Electoral system changes and three years in opposition helped ultraconservative lawmakers and lobbying groups strengthen their clout in the LDP.

“It’s like the NRA (National Rifle Association) in the United States. A very small group … can leverage the democratic system in a direction the majority do not wish to go,” Horvat said.

Pressure in the LDP to take a tough stance is strong.

In June, Defense Minister Takeshi Iwaya came under fire from party colleagues for smiling before cameras at a meeting with his South Korean counterpart.

Diet members favoring good ties with Seoul met their Korean counterparts in Tokyo recently but made little progress in easing the conflict.

Abe’s government has embarked on an aggressive public relations campaign.

Trade minister Hiroshige Seko took to Twitter to chastise NHK for using the term “export restraints” for moves that could slow product sales to Seoul.
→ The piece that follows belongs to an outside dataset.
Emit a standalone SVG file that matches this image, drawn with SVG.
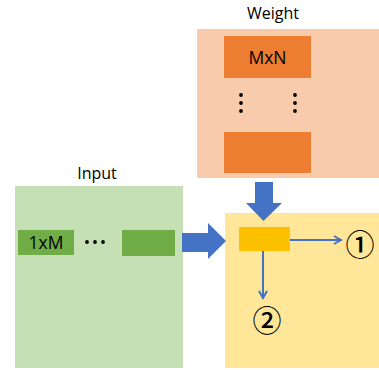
<svg xmlns="http://www.w3.org/2000/svg" width="379" height="370" viewBox="0 0 379 370">
<style>
.lbl{font-family:"Open Sans","Liberation Sans",sans-serif;font-size:16px;fill:#000;text-anchor:middle}
.big{font-size:17.5px}
.num{font-family:"Noto Sans CJK SC","Noto Sans CJK JP",sans-serif;font-size:29px;font-weight:500;fill:#000;text-anchor:middle}
.blue{fill:#4472C4}
.thin{stroke:#4472C4;stroke-width:2;fill:none}
.dot{fill:#000}
</style>
<defs>
<marker id="ah" markerWidth="10" markerHeight="10" refX="8" refY="5" orient="auto" markerUnits="userSpaceOnUse">
<path d="M1,1 L8,5 L1,9" fill="none" stroke="#4472C4" stroke-width="2"/>
</marker>
</defs>
<g id="weight">
<rect x="197" y="29" width="182" height="149" fill="#F8CBAD"/>
<text class="lbl" x="273" y="19">Weight</text>
<rect x="224" y="36" width="87" height="42" fill="#ED7D31"/>
<text class="lbl big" x="267.5" y="64">MxN</text>
<circle class="dot" cx="241" cy="95" r="1.9"/>
<circle class="dot" cx="241" cy="103" r="1.9"/>
<circle class="dot" cx="241" cy="111" r="1.9"/>
<circle class="dot" cx="295" cy="95" r="1.9"/>
<circle class="dot" cx="295" cy="103" r="1.9"/>
<circle class="dot" cx="295" cy="111" r="1.9"/>
<rect x="224" y="132" width="87" height="41" fill="#ED7D31"/>
</g>
<g id="input">
<rect x="15" y="186" width="168" height="182" fill="#C5E0B4"/>
<text class="lbl" x="97" y="179">Input</text>
<rect x="18" y="230" width="56" height="25" fill="#70AD47"/>
<text class="lbl big" x="46" y="248.5">1xM</text>
<circle class="dot" cx="87" cy="242" r="1.9"/>
<circle class="dot" cx="95" cy="242" r="1.9"/>
<circle class="dot" cx="103" cy="242" r="1.9"/>
<rect x="122" y="230" width="53" height="26" fill="#70AD47"/>
</g>
<g id="pe">
<rect x="225" y="213" width="154" height="155" fill="#FFE699"/>
<rect x="239" y="227" width="51" height="24" fill="#FFC000"/>
</g>
<g id="out1"><text class="num" x="360" y="256">①</text></g>
<g id="out2"><text class="num" x="267" y="332">②</text></g>
<g id="connectors">
<path class="blue" d="M255,182 H273 V203 H282 L263.5,221 L246,203 H255 Z"/>
<path class="blue" d="M182,233 H208 V223 L226,241 L208,259 V252 H182 Z"/>
<line class="thin" x1="290" y1="240" x2="341" y2="240" marker-end="url(#ah)"/>
<line class="thin" x1="263" y1="251" x2="263" y2="298" marker-end="url(#ah)"/>
</g>
</svg>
He said the proper term was the more neutral “export control” or “export management.”

NHK declined to comment on Seko’s tweet, but said in a statement that it made independent decisions and constantly revised terms to be more appropriate and easier to understand.

In reporting on the topic on Thursday, NHK used the more neutral expression.

Diplomats have reached out to domestic and foreign media with detailed briefings and handouts on the dispute.

“I think there is very strong pressure, especially toward major media such as NHK,” said Kozo Nagata, a former NHK producer and professor of media studies at Musashi University.

Opinion polls show the public is mostly supportive of the government’s tough stance.

A survey by the conservative Sankei newspaper and Fuji News Network released on Monday showed two-thirds of respondents backed removing South Korea from the fast-track export list, but nearly 60 percent were also worried about future ties.

“There is ‘Korea fatigue,'” Underwood said, before adding that the general public wasn’t as harsh as many in the ruling party.

“As for the younger generation, they have no knowledge base, but they have a sense the Koreans are intractable,” he said.

With Tokyo and Seoul digging in their heels for now, the prospects for ending the feud appear slim until it starts to hurt their economies or security cooperation, experts said.

“The reality of historical redress settlements is that it boils down to a cost-benefit matrix,” Underwood said.

“It is only when the costs of perpetual intransigence are perceived as greater than the costs of settlement that anyone moves,” he added.